Daniel Kunz, 46 ans, est Consul honoraire de Suisse pour l´Etat de Bahia depuis cinq ans. Né sur les rives du Lac de Constance, dans le canton de Thurgovie, il vit au Brésil depuis 20 ans, «parce que c’est une terre d’opportunités». Il est marié à une avocate brésilienne et a un fils de dix ans. Il possède des magasins et travaille comme agent immobilier à Salvador.

Après sa formation de mécanicien aéronautique en Suisse, il a fait un MBA en marketing à São Paulo, puis un MBA en gestion de projet à l´UniJorge de Salvador.

Pas les mêmes chances pour tous

Dans ce vaste pays resté très inégalitaire, nombreux sont les jeunes qui ne vont pas au bout de leur scolarité de base (6 à 14 ans) ou de niveau moyen (15 à 17 ans).
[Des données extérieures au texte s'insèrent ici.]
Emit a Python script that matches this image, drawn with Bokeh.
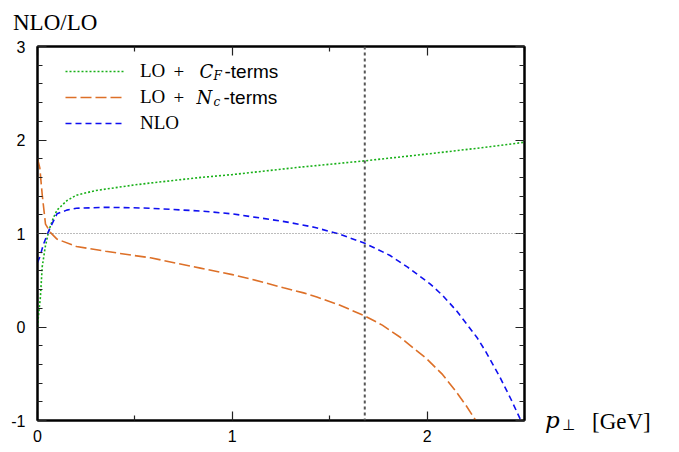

William Azevedo Dunningham, professeur de psychiatrie sociale à l’UFBA, l’Université Fédérale de Bahia à Salvador, en donne quelques raisons: «de nombreux parents ne parviennent pas à subvenir aux besoins de leurs enfants en âge de scolarité. Dans le Nordeste, les filles tombent enceintes dès 15 ans et se retrouvent seules à élever leur enfant. A la campagne, les garçons aident très tôt leurs parents au domaine agricole. Les jeunes veulent acquérir de l’argent rapidement, et si possible facilement…»

«Il y a aussi l’histoire sociale du Brésil, poursuit le professeur. Et cela ne s’efface pas du jour au lendemain, avec une minorité de riches cultivés, une majorité de pauvres peu qualifiés et, désormais, l’émergence croissante des classes moyennes».